### Aim of the task
Print only the lines from the top of the data through the line with "ax.plot(x, env +", both included, skipping every picture.

--- begin ---

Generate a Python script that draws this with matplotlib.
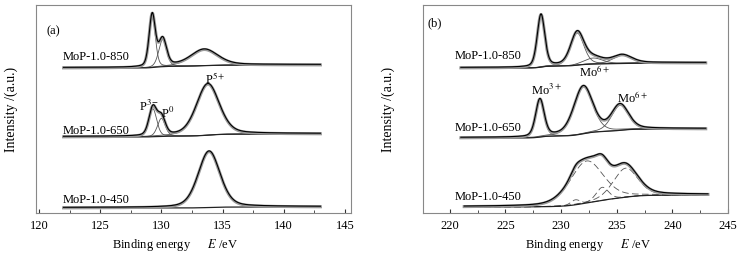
import numpy as np
import matplotlib
matplotlib.use("Agg")
import matplotlib.pyplot as plt
from matplotlib.ticker import MultipleLocator

plt.rcParams['font.family'] = ['Liberation Serif', 'DejaVu Serif']
plt.rcParams['mathtext.fontset'] = 'stix'

# ---------------- data ----------------
# Panel (a): P 2p.  Each sample: energy range, background levels at both ends,
# and fitted peak components (centre eV, height, FWHM eV).
a_samples = ["MoP-1.0-850", "MoP-1.0-650", "MoP-1.0-450"]
a_range = [(122.0, 143.0), (122.0, 143.0), (122.0, 143.0)]
a_bg_left = [145.0, 76.0, 5.0]
a_bg_right = [148.0, 79.0, 6.0]
a_centers = [[129.25, 130.1, 133.5], [129.3, 130.0, 133.8], [133.9]]
a_heights = [[52.0, 27.0, 16.0], [28.0, 18.0, 51.0], [56.0]]
a_fwhm = [[0.6, 0.75, 2.6], [0.75, 0.75, 2.2], [2.1]]

# Panel (b): Mo 3d
b_samples = ["MoP-1.0-850", "MoP-1.0-650", "MoP-1.0-450"]
b_range = [(221.0, 243.0), (221.0, 243.0), (221.3, 243.2)]
b_bg_left = [145.0, 75.0, 6.0]
b_bg_right = [150.0, 84.0, 18.0]
b_centers = [[228.2, 231.45, 232.9, 235.5],
             [228.1, 232.0, 235.3],
             [231.3, 232.3, 233.7, 235.8]]
b_heights = [[52.0, 32.0, 6.0, 8.0],
             [37.0, 47.0, 25.0],
             [5.0, 42.0, 13.0, 29.0]]
b_fwhm = [[0.8, 1.4, 2.0, 2.0],
          [0.9, 2.0, 1.8],
          [1.0, 3.5, 1.3, 2.6]]
b_dashed = [False, False, True]

# label positions
a_label_y = [156, 82, 13]
b_label_y = [157, 85, 16]


def pv(x, c, h, w, eta=0.3):
    g = np.exp(-4 * np.log(2) * ((x - c) / w) ** 2)
    l = 1.0 / (1.0 + (2 * (x - c) / w) ** 2)
    return h * ((1 - eta) * g + eta * l)


def draw(ax, rng, bl, br, cs, hs, ws, dashed=False):
    x = np.linspace(rng[0], rng[1], 900)
    comps = [pv(x, c, h, w) for c, h, w in zip(cs, hs, ws)]
    tot = np.sum(comps, axis=0)
    # Shirley-type background: step proportional to integrated peak area
    cum = np.cumsum(tot)
    bg = bl + (br - bl) * cum / cum[-1]
    env = bg + tot
    ls = (0, (8, 4)) if dashed else '-'
    for cp in comps:
        ax.plot(x, bg + cp, color='#555555', lw=0.6, ls=ls)
    ax.plot(x, bg, color='#222222', lw=0.9)
    ax.plot(x, env, color='#999999', lw=2.2)
    ax.plot(x, env + 0.6, color='black', lw=0.8)


fig = plt.figure(figsize=(7.53, 2.54), dpi=100)
axa = fig.add_axes([36 / 753, 1 - 213 / 254, (351 - 36) / 753, (213 - 5) / 254])
axb = fig.add_axes([423 / 753, 1 - 213 / 254, (728 - 423) / 753, (213 - 5) / 254])

FS = 9
for i in range(3):
    draw(axa, a_range[i], a_bg_left[i], a_bg_right[i], a_centers[i], a_heights[i], a_fwhm[i])
    axa.text(121.9, a_label_y[i], a_samples[i], fontsize=FS, va='center', ha='left')
    draw(axb, b_range[i], b_bg_left[i], b_bg_right[i], b_centers[i], b_heights[i], b_fwhm[i], b_dashed[i])
    axb.text(220.45, b_label_y[i], b_samples[i], fontsize=FS, va='center', ha='left')

axa.text(120.6, 182, '(a)', fontsize=FS, va='center')
axa.text(128.2, 107, r'P$^{3-}$', fontsize=FS, va='center')
axa.text(130.0, 100, r'P$^{0}$', fontsize=FS, va='center')
axa.text(133.6, 134, r'P$^{5+}$', fontsize=FS, va='center')

axb.text(218.0, 190, '(b)', fontsize=FS, va='center')
axb.text(227.3, 123, r'Mo$^{3+}$', fontsize=FS, va='center')
axb.text(231.6, 141, r'Mo$^{6+}$', fontsize=FS, va='center')
axb.text(235.0, 115, r'Mo$^{6+}$', fontsize=FS, va='center')

for ax, xl, lp, xc in ((axa, (119.75, 145.5), 13, 0.44), (axb, (217.6, 245.0), 20, 0.54)):
    ax.set_xlim(*xl)
    ax.set_ylim(0, 208)
    ax.set_yticks([])
    ax.xaxis.set_major_locator(MultipleLocator(5))
    ax.xaxis.set_minor_locator(MultipleLocator(2.5))
    ax.tick_params(axis='x', which='both', direction='in', labelsize=FS, pad=5,
                   colors='#333333', labelcolor='black')
    ax.tick_params(axis='x', which='major', length=3)
    ax.tick_params(axis='x', which='minor', length=2)
    for s in ax.spines.values():
        s.set_color('#888888')
        s.set_linewidth(0.8)
    ax.set_xlabel(r'Binding energy$\qquad E$ /eV', fontsize=FS)
    ax.xaxis.set_label_coords(xc, -0.115)
    ax.set_ylabel('Intensity /(a.u.)', fontsize=10, labelpad=lp)

fig.savefig('out.png', dpi=100)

--- end ---

### Answer for this exercise
Generate a Python script that draws this with matplotlib.
import numpy as np
import matplotlib
matplotlib.use("Agg")
import matplotlib.pyplot as plt
from matplotlib.ticker import MultipleLocator

plt.rcParams['font.family'] = ['Liberation Serif', 'DejaVu Serif']
plt.rcParams['mathtext.fontset'] = 'stix'

# ---------------- data ----------------
# Panel (a): P 2p.  Each sample: energy range, background levels at both ends,
# and fitted peak components (centre eV, height, FWHM eV).
a_samples = ["MoP-1.0-850", "MoP-1.0-650", "MoP-1.0-450"]
a_range = [(122.0, 143.0), (122.0, 143.0), (122.0, 143.0)]
a_bg_left = [145.0, 76.0, 5.0]
a_bg_right = [148.0, 79.0, 6.0]
a_centers = [[129.25, 130.1, 133.5], [129.3, 130.0, 133.8], [133.9]]
a_heights = [[52.0, 27.0, 16.0], [28.0, 18.0, 51.0], [56.0]]
a_fwhm = [[0.6, 0.75, 2.6], [0.75, 0.75, 2.2], [2.1]]

# Panel (b): Mo 3d
b_samples = ["MoP-1.0-850", "MoP-1.0-650", "MoP-1.0-450"]
b_range = [(221.0, 243.0), (221.0, 243.0), (221.3, 243.2)]
b_bg_left = [145.0, 75.0, 6.0]
b_bg_right = [150.0, 84.0, 18.0]
b_centers = [[228.2, 231.45, 232.9, 235.5],
             [228.1, 232.0, 235.3],
             [231.3, 232.3, 233.7, 235.8]]
b_heights = [[52.0, 32.0, 6.0, 8.0],
             [37.0, 47.0, 25.0],
             [5.0, 42.0, 13.0, 29.0]]
b_fwhm = [[0.8, 1.4, 2.0, 2.0],
          [0.9, 2.0, 1.8],
          [1.0, 3.5, 1.3, 2.6]]
b_dashed = [False, False, True]

# label positions
a_label_y = [156, 82, 13]
b_label_y = [157, 85, 16]


def pv(x, c, h, w, eta=0.3):
    g = np.exp(-4 * np.log(2) * ((x - c) / w) ** 2)
    l = 1.0 / (1.0 + (2 * (x - c) / w) ** 2)
    return h * ((1 - eta) * g + eta * l)


def draw(ax, rng, bl, br, cs, hs, ws, dashed=False):
    x = np.linspace(rng[0], rng[1], 900)
    comps = [pv(x, c, h, w) for c, h, w in zip(cs, hs, ws)]
    tot = np.sum(comps, axis=0)
    # Shirley-type background: step proportional to integrated peak area
    cum = np.cumsum(tot)
    bg = bl + (br - bl) * cum / cum[-1]
    env = bg + tot
    ls = (0, (8, 4)) if dashed else '-'
    for cp in comps:
        ax.plot(x, bg + cp, color='#555555', lw=0.6, ls=ls)
    ax.plot(x, bg, color='#222222', lw=0.9)
    ax.plot(x, env, color='#999999', lw=2.2)
    ax.plot(x, env + 0.6, color='black', lw=0.8)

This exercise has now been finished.